UCLA

Recent escalating interest in the development of highly maneuverable hypersonic vehicles demands sharp leading edges. However, sharp leading edges induce severe aerothermal conditions where conventional passive or ablative thermal protection systems fail to protect the leading edge. Here, we numerically demonstrate transpiration cooling employing oxide coolants as a new alternative system to thermally protect sharp leading edges. We parametrically characterize the performance of transpiration cooling for various coolant properties, flight conditions, and leading edge radii using a semi-analytic boundary-layer model validated with third-order direct numerical simulations. We further utilize direct numerical simulation to examine the impact of the thermochemical behavior of oxide vapors with the external hypersonic flow on transpiration cooling.
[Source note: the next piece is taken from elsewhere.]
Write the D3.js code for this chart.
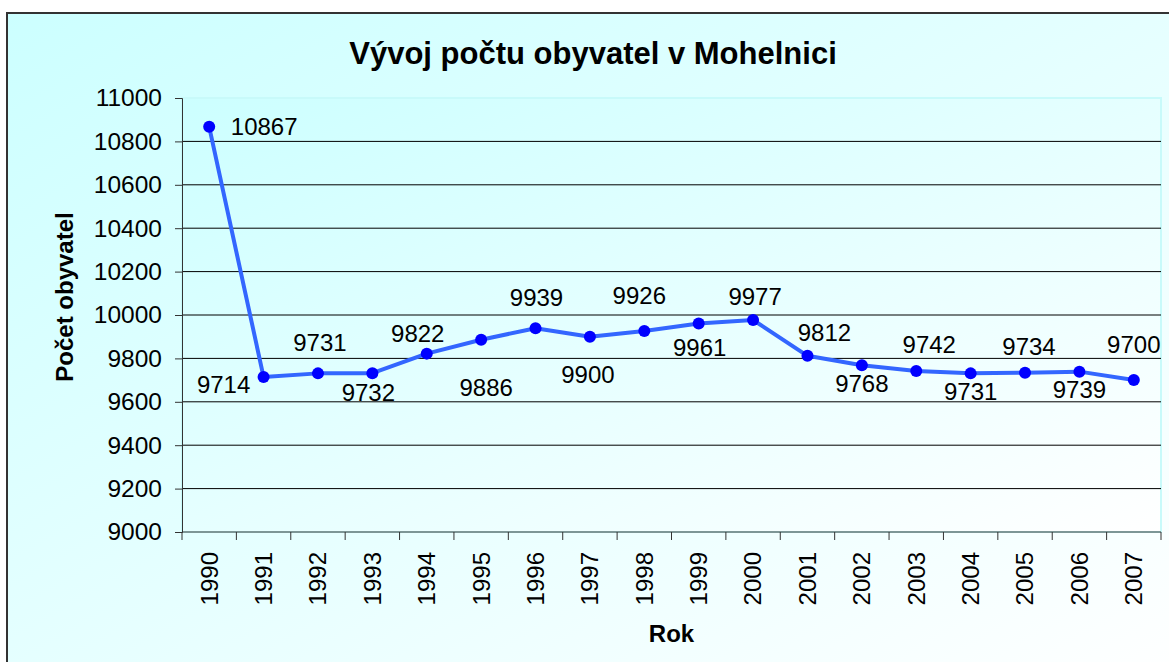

Our findings do not readily align with an optimal set of material properties for transpiration cooling. Instead, certain coolant properties are more appropriate for various flight conditions and leading edge sizes. Our results also demonstrate that the thermochemical interactions between the oxide vapors and the external hypersonic flow have a negligible impact on the performance of transpiration cooling. Our study provides numerical frameworks to evaluate the performance of transpiration cooling and optimize the coolant properties for various flight conditions to protect sharp leading edges, which are paramount across hypersonic applications.